Files are ok but: your screen scraper processes text. You should have various unit tests that "scrapes" different pieces of text hard coded within each unit test. Each piece should "provoke" the various parts of your scraper method.
This way you completely remove dependencies to anything external, both files and web pages. And your tests will be easier to maintain individually since they no longer depends on external files. Your unit tests will also execute (slightly) faster ;)
To create your unit tests, you need to know how your scraper works and what sorts of information you think it should be extracting. Using simple web pages as unit tests could be OK depending on the complexity of your scraper.
For regression testing, you should absolutely keep files on disk.
But if your ultimate goal is to scrape the web, you should also keep a record of common queries and the HTML that comes back. This way, when your application fails, you can quickly capture all past queries of interest (using say wget or curl) and find out if and how the HTML has changed.
In other words, regression test both against known HTML and against unknown HTML from known queries. If you issue a known query and the HTML that comes back is identical to what's in your database, you don't need to test it twice.
Incidentally, I've had much better luck screen scraping ever since I stopped trying to scrape raw HTML and started instead to scrape the output of w3m -dump, which is ASCII and is so much easier to deal with!
You need to think about what it is you are scraping.
Static Html (html that is not bound to change drastically and break your scraper)
Dynamic Html (Loose term, html that may drastically change)
Unknown (html that you pull specific data from, regardless of format)
If the html is static, then I would just use a couple different local copies on disk. Since you know the html is not bound to change drastically and break your scraper, you can confidently write your test using a local file.
If the html is dynamic (again, loose term), then you may want to go ahead and use live requests in the test. If you use a local copy in this scenario and the test passes you may expect the live html to do the same, whereas it may fail. In this case, by testing against the live html every time, you immediately know if your screen scraper is up to par or not, before deployment.
Now if you simply don't care what format the html is, the order of the elements, or the structure because you are simply pulling out individual elements based on some matching mechanism (Regex/Other), then a local copy may be fine, but you may still want to lean towards testing against live html. If the live html changes, specifically parts of what you are looking for, then your test may pass if you're using a local copy, but come deployment may fail.
My opinion would be to test against live html if you can. This will prevent your local tests from passing when the live html may fail, and visa-versa. I don't think there is a best practice with screenscrapers, because screenscrapers in themselves are unusual little buggers. If a website or web service does not expose a API, a screenscraper is sort of a cheesy workaround to getting the data you want.
What you're suggesting sounds sensible. I'd perhaps have a directory of suitable test HTML files, plus data on what to expect for each one. You can further populate that with known problematic pages as/when you come across them, to form a complete regression test suite.

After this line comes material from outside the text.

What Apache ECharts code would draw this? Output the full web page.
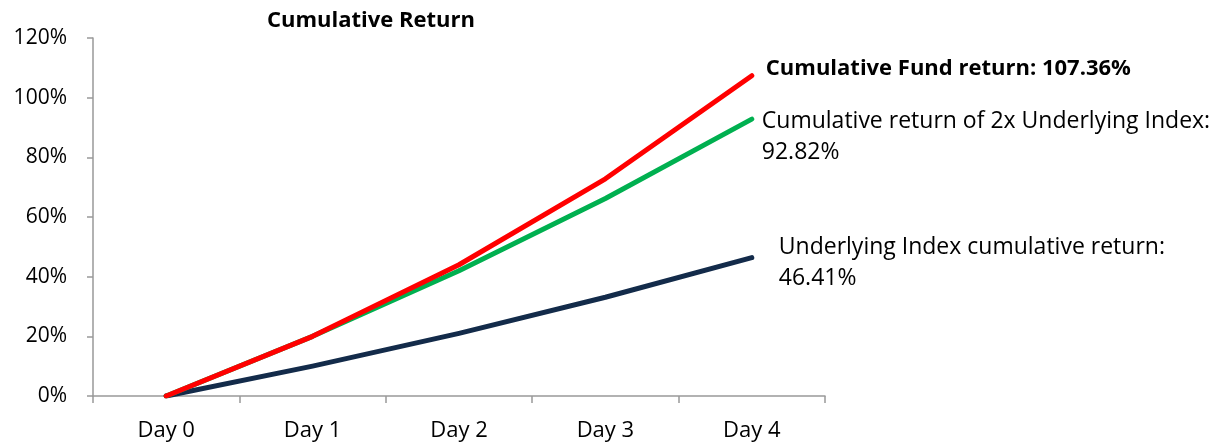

You should also perform integration tests for actually talking HTTP (including not just successful page fetches, but also 404 errors, unresponsive servers etc.)

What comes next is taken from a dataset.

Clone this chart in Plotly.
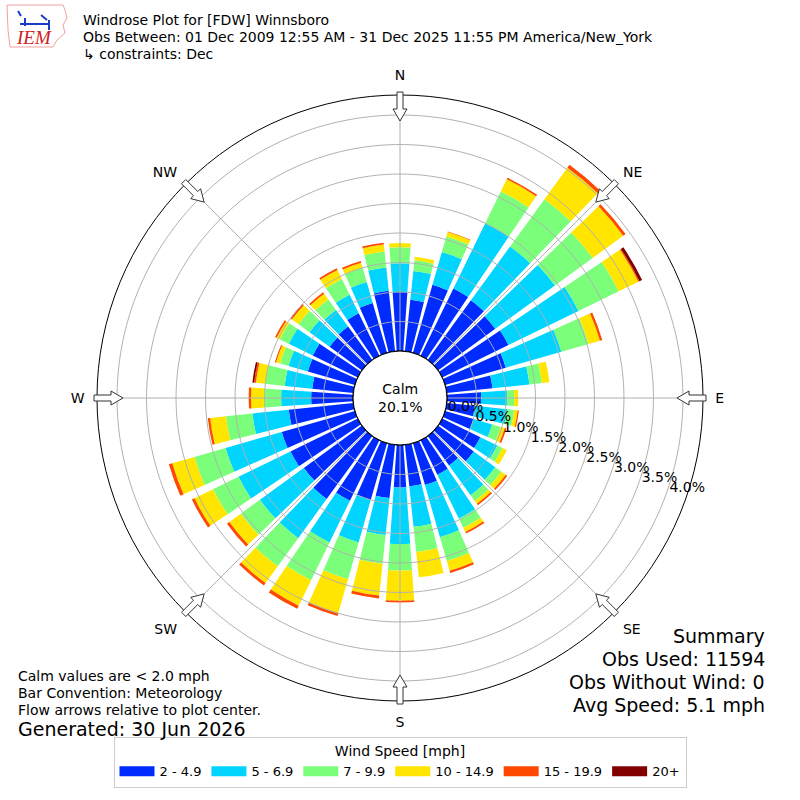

I would say that depends on how many different tests you need to run.
If you need to check for a large number of different things in your unit test, you might be better off generating HTML output as part of your test initialization. It would still be file-based, but you would have an extensible pattern:
Initialize HTML file with fragments for Test A
Execute Test A
Delete HTML file
That way when you add test ZZZZZ down the road, you would have a consistent way of providing test data.
If you are just running a limited number of tests, and it will stay that way, a few pre-written static HTML files should be fine.
Certainly do some integration tests as Rich suggests.
You're creating an external dependency, which is going to be fragile.
Why not create a TestContent project, populated with a bunch of resources files? Copy 'n paste your source HTML into the resource file(s) and then you can reference them in your unit tests.
Sounds like you have several components here:
Something that fetches your HTML content
Something that strips away the chaff and produces just the text that must be scraped
Something that actually looks at the content and transforms it into your database/whatever
You should test (and probably) implement these parts of scraper independently.
There's no reason you shouldn't be able to get content from any where (i.e. no HTTP).
There's no reason you wouldn't want to strip away the chaff for purposes other than scraping.
There's no reason to only store data into your database via scraping.
So.. there's no reason to build and test all these pieces of your code as a single large program.
Then again... maybe we're over complicating things?
You should probably query a static page on disk for all but one or two tests. But don't forget those tests that touch the web!
I don't see why it matters where the html originates from as far as your unit tests are concerned.
To clarify: Your unit test is processing the html content, where that content comes from is immaterial, so reading it from a file is fine for your unit tests. as you say in your comment you certainly don't want to hit the network for every test as that is just overhead.
You also might want to add an integration test or two to check you're processing urls correctly though (i.e. you are able to connect and process external urls).